May 30, 2026
Stateful KV-cache sessions for on-device Gemma on Android
How litertlm-kmp v0.3 makes multi-turn memory lossless and free — plus what an on-device CPU/GPU/NPU benchmark actually told me.
The first version of NativeLM — my on-device chat app — faked multi-turn memory. The engine created a fresh conversation per request, so it had no memory of the previous turn. To make the assistant “remember,” the app re-sent the entire conversation history as a context prompt on every message.
It worked. It was also wrong. Re-sending history means the model re-tokenizes and re-prefills the whole conversation every single turn. Time-to-first-token climbs as the chat grows, and to stay inside the context window you start silently dropping the oldest turns — so the model genuinely forgets things while appearing to remember. v0.3 fixes this properly.
The fix: keep the conversation alive
LiteRT-LM’s Conversation object already holds a KV cache. The bug was that the
engine wrapped every call in createConversation().use { … } — creating a new
conversation and closing it each turn, throwing the cache away. The fix is
almost embarrassingly small: keep one Conversation alive for the life of a
chat and call it repeatedly.
I wrapped that in an additive engine API:
val session = engine.openChatSession(history = priorTurns)
session.sendTurn(request).collect { state -> /* stream tokens */ }
session.cancel() // real native interrupt, not just cancelling the Flow
session.close()
Prior turns are seeded via ConversationConfig.initialMessages and re-prefilled
once when the session opens (the app shows a “Building understanding…” state
for that moment). After that, each turn prefills only the new message. Multi-turn
memory becomes lossless and free, and TTFT stays flat as the conversation grows.

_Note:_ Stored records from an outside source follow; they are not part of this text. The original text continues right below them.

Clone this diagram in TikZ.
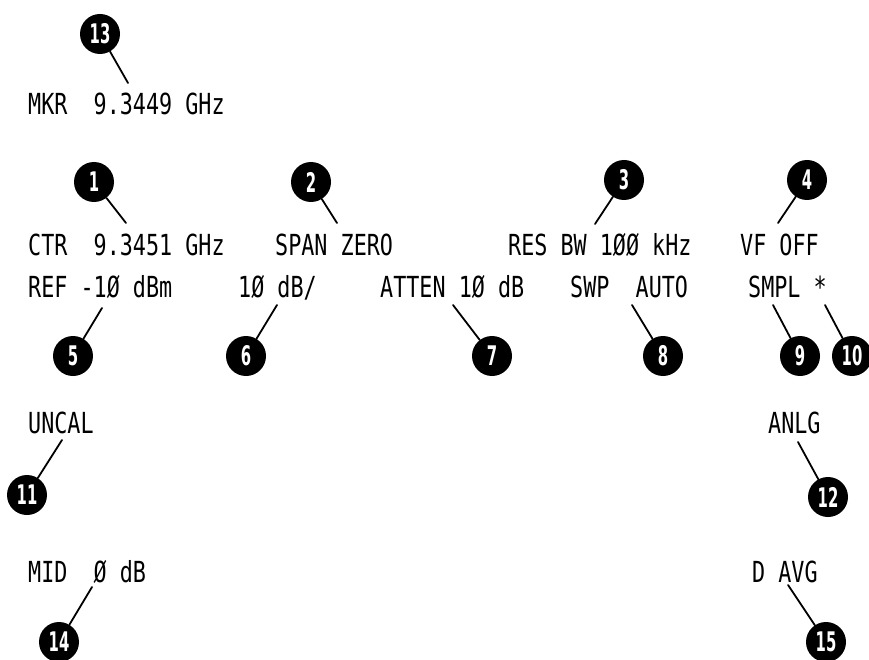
\documentclass[tikz,border=0pt]{standalone}
\usepackage{fontspec}
\newfontfamily\crtfont[FakeStretch=0.75]{DejaVu Sans Mono}
\newfontfamily\numfont[FakeStretch=0.55]{DejaVu Sans}
\begin{document}
\begin{tikzpicture}[x=1pt,y=-1pt,
  lbl/.style={anchor=base west, inner sep=0pt, font=\crtfont\fontsize{29}{32}\selectfont},
  num/.style={circle, fill=black, minimum size=40pt, inner sep=0pt, text=white,
              font=\numfont\bfseries\fontsize{27}{28}\selectfont},
  lead/.style={line width=1.8pt, line cap=round}]
\useasboundingbox (0,0) rectangle (869,660);

% texts
\node[lbl] (mkr)   at (28,115)  {MKR~~9.3449~GHz};
\node[lbl] (ctr)   at (28,255)  {CTR~~9.3451~GHz};
\node[lbl] (span)  at (275,255) {SPAN~ZERO};
\node[lbl] (res)   at (508,255) {RES~BW~1ØØ~kHz};
\node[lbl] (vf)    at (740,255) {VF~OFF};
\node[lbl] (ref)   at (28,297)  {REF~-1Ø~dBm};
\node[lbl] (scale) at (238,297) {1Ø~dB/};
\node[lbl] (atten) at (380,297) {ATTEN~1Ø~dB};
\node[lbl] (swp)   at (570,297) {SWP~~AUTO};
\node[lbl] (smpl)  at (748,297) {SMPL~*};
\node[lbl] (uncal) at (28,433)  {UNCAL};
\node[lbl] (anlg)  at (768,433) {ANLG};
\node[lbl] (mid)   at (28,582)  {MID~~Ø~dB};
\node[lbl] (davg)  at (752,582) {D~AVG};

% callout circles
\node[num] (c13) at (100,34)  {13};
\node[num] (c1)  at (94,182)  {1};
\node[num] (c2)  at (311,182) {2};
\node[num] (c3)  at (624,180) {3};
\node[num] (c4)  at (807,180) {4};
\node[num] (c5)  at (73,356)  {5};
\node[num] (c6)  at (246,356) {6};
\node[num] (c7)  at (492,356) {7};
\node[num] (c8)  at (663,356) {8};
\node[num] (c9)  at (800,356) {9};
\node[num] (c10) at (852,356) {10};
\node[num] (c11) at (27,495)  {11};
\node[num] (c12) at (828,497) {12};
\node[num] (c14) at (59,642)  {14};
\node[num] (c15) at (826,642) {15};

% leader end points
\coordinate (t13) at (128,83);
\coordinate (t1)  at (126,223);
\coordinate (t2)  at (337,223);
\coordinate (t3)  at (595,224);
\coordinate (t4)  at (778,223);
\coordinate (t5)  at (102,308);
\coordinate (t6)  at (277,305);
\coordinate (t7)  at (453,305);
\coordinate (t8)  at (632,305);
\coordinate (t9)  at (773,305);
\coordinate (t10) at (825,305);
\coordinate (t11) at (62,440);
\coordinate (t12) at (798,442);
\coordinate (t14) at (92,587);
\coordinate (t15) at (788,585);

\foreach \n in {13,1,2,3,4,5,6,7,8,9,10,11,12,14,15}
  \draw[lead] (c\n) -- (t\n);
\end{tikzpicture}
\end{document}
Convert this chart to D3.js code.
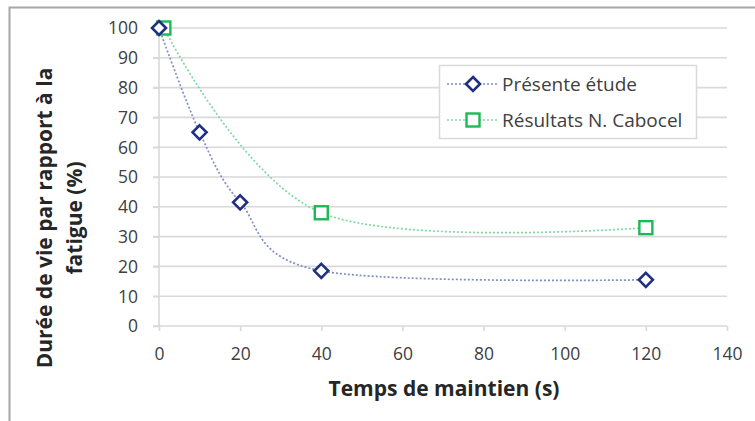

What the benchmark actually said
Before committing to a backend, I benchmarked CPU vs GPU vs NPU on the device, not in theory:
| Backend | Result |
|---|---|
| CPU (XNNPACK) | works · ~20 tok/s decode |
| GPU | Failed to create engine — can’t compile the community bundle |
| NPU | NOT_FOUND: TF_LITE_AUX not found — the bundle ships no NPU artifact |
So for the litert-community Gemma bundles, CPU is the only viable backend —
there is no free GPU/NPU win to capture without different model artifacts. A
thread-count sweep then showed CPU(6) gave the best decode rate while leaving
the two prime cores free for the UI. The whole “should I use the GPU?” question
got answered with data in an afternoon instead of assumed.
The constraint that shaped the design
One thing the runtime enforces: only one conversation per engine at a time.
A second createConversation() while a session is open fails with
FAILED_PRECONDITION: A session already exists. That has a real consequence —
generating a conversation title (a one-shot, separate generation) can’t run
concurrently with the live chat session. The fix is a small dance: close the
session, run the one-shot title, reopen the session seeded with the same history.
Not elegant, but honest about the hardware reality.
Result
NativeLM v0.3 now has genuine multi-turn memory, a conversation-history drawer with model-generated titles (ObjectBox-persisted), real native Stop, and a signed, R8-minified release build — verified end-to-end on a real phone, where LiteRT-LM’s JNI, ObjectBox’s reflection, and the Gson tool-calling path all survive minification (the engine now ships its own consumer ProGuard rules so that’s true for anyone who depends on it).
It’s all open source: litertlm-kmp. The engine is the asset; NativeLM is the proof.